* [YOUR TASK] Leave out the pictures and transcribe everything else exactly.

* [AVAILABLE DATA]
start

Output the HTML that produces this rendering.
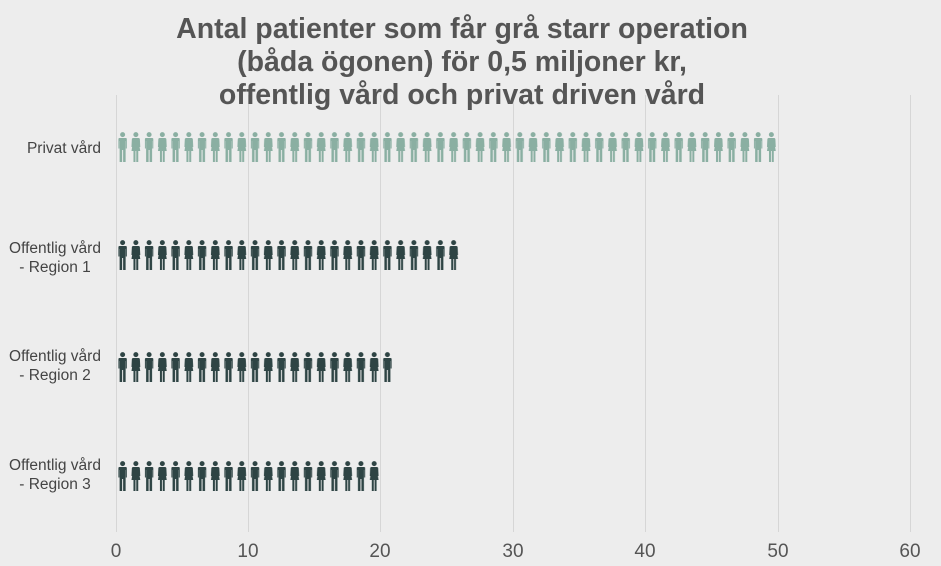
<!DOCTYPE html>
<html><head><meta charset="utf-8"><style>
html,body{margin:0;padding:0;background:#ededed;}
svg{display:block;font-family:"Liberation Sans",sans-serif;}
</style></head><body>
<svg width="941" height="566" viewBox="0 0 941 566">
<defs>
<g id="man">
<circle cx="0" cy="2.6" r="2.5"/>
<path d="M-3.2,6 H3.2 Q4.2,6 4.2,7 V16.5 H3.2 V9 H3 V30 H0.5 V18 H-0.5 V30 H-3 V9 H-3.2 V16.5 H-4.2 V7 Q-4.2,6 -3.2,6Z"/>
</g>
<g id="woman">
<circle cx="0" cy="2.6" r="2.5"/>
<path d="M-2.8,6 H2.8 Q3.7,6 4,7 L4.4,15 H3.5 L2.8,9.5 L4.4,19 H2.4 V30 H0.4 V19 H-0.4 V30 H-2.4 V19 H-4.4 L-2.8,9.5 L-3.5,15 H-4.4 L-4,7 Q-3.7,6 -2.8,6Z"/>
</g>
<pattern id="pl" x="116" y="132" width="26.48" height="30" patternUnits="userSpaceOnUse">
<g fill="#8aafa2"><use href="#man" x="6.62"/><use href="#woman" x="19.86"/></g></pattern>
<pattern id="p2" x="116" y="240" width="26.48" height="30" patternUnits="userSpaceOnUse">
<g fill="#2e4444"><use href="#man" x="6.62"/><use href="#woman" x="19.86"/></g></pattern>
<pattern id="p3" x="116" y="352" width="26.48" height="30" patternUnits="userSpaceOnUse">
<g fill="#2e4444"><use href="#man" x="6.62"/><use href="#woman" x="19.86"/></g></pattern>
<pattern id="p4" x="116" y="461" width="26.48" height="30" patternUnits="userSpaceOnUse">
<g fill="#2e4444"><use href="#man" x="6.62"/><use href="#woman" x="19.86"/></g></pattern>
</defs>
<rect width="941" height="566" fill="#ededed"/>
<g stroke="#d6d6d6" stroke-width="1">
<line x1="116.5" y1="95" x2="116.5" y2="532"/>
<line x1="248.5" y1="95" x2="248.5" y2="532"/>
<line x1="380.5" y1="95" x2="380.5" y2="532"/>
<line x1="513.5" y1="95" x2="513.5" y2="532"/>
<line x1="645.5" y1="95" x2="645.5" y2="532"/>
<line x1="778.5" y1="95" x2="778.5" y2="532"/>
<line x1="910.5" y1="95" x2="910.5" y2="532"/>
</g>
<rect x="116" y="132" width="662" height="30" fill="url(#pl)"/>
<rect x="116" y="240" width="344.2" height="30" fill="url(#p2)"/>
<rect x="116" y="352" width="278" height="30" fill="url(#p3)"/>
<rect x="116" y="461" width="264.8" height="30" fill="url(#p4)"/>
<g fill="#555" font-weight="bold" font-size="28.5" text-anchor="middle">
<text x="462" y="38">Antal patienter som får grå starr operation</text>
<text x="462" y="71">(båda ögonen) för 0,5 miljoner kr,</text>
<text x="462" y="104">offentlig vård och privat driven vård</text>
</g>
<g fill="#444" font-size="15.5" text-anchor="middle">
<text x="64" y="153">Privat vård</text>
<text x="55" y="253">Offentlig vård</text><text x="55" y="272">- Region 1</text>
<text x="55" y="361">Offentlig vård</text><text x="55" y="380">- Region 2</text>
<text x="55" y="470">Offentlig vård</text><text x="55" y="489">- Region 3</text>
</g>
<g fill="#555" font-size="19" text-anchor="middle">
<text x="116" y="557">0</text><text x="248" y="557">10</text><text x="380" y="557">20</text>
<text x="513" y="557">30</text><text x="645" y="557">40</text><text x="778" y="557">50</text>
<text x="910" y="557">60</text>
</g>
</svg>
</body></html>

end

* [WRITTEN SOLUTION]
Output the HTML that produces this rendering.
<!DOCTYPE html>
<html><head><meta charset="utf-8"><style>
html,body{margin:0;padding:0;background:#ededed;}
svg{display:block;font-family:"Liberation Sans",sans-serif;}
</style></head><body>
<svg width="941" height="566" viewBox="0 0 941 566">
<defs>
<g id="man">
<circle cx="0" cy="2.6" r="2.5"/>
<path d="M-3.2,6 H3.2 Q4.2,6 4.2,7 V16.5 H3.2 V9 H3 V30 H0.5 V18 H-0.5 V30 H-3 V9 H-3.2 V16.5 H-4.2 V7 Q-4.2,6 -3.2,6Z"/>
</g>
<g id="woman">
<circle cx="0" cy="2.6" r="2.5"/>
<path d="M-2.8,6 H2.8 Q3.7,6 4,7 L4.4,15 H3.5 L2.8,9.5 L4.4,19 H2.4 V30 H0.4 V19 H-0.4 V30 H-2.4 V19 H-4.4 L-2.8,9.5 L-3.5,15 H-4.4 L-4,7 Q-3.7,6 -2.8,6Z"/>
</g>
<pattern id="pl" x="116" y="132" width="26.48" height="30" patternUnits="userSpaceOnUse">
<g fill="#8aafa2"><use href="#man" x="6.62"/><use href="#woman" x="19.86"/></g></pattern>
<pattern id="p2" x="116" y="240" width="26.48" height="30" patternUnits="userSpaceOnUse">
<g fill="#2e4444"><use href="#man" x="6.62"/><use href="#woman" x="19.86"/></g></pattern>
<pattern id="p3" x="116" y="352" width="26.48" height="30" patternUnits="userSpaceOnUse">
<g fill="#2e4444"><use href="#man" x="6.62"/><use href="#woman" x="19.86"/></g></pattern>
<pattern id="p4" x="116" y="461" width="26.48" height="30" patternUnits="userSpaceOnUse">
<g fill="#2e4444"><use href="#man" x="6.62"/><use href="#woman" x="19.86"/></g></pattern>
</defs>
<rect width="941" height="566" fill="#ededed"/>
<g stroke="#d6d6d6" stroke-width="1">
<line x1="116.5" y1="95" x2="116.5" y2="532"/>
<line x1="248.5" y1="95" x2="248.5" y2="532"/>
<line x1="380.5" y1="95" x2="380.5" y2="532"/>
<line x1="513.5" y1="95" x2="513.5" y2="532"/>
<line x1="645.5" y1="95" x2="645.5" y2="532"/>
<line x1="778.5" y1="95" x2="778.5" y2="532"/>
<line x1="910.5" y1="95" x2="910.5" y2="532"/>
</g>
<rect x="116" y="132" width="662" height="30" fill="url(#pl)"/>
<rect x="116" y="240" width="344.2" height="30" fill="url(#p2)"/>
<rect x="116" y="352" width="278" height="30" fill="url(#p3)"/>
<rect x="116" y="461" width="264.8" height="30" fill="url(#p4)"/>
<g fill="#555" font-weight="bold" font-size="28.5" text-anchor="middle">
<text x="462" y="38">Antal patienter som får grå starr operation</text>
<text x="462" y="71">(båda ögonen) för 0,5 miljoner kr,</text>
<text x="462" y="104">offentlig vård och privat driven vård</text>
</g>
<g fill="#444" font-size="15.5" text-anchor="middle">
<text x="64" y="153">Privat vård</text>
<text x="55" y="253">Offentlig vård</text><text x="55" y="272">- Region 1</text>
<text x="55" y="361">Offentlig vård</text><text x="55" y="380">- Region 2</text>
<text x="55" y="470">Offentlig vård</text><text x="55" y="489">- Region 3</text>
</g>
<g fill="#555" font-size="19" text-anchor="middle">
<text x="116" y="557">0</text><text x="248" y="557">10</text><text x="380" y="557">20</text>
<text x="513" y="557">30</text><text x="645" y="557">40</text><text x="778" y="557">50</text>
<text x="910" y="557">60</text>
</g>
</svg>
</body></html>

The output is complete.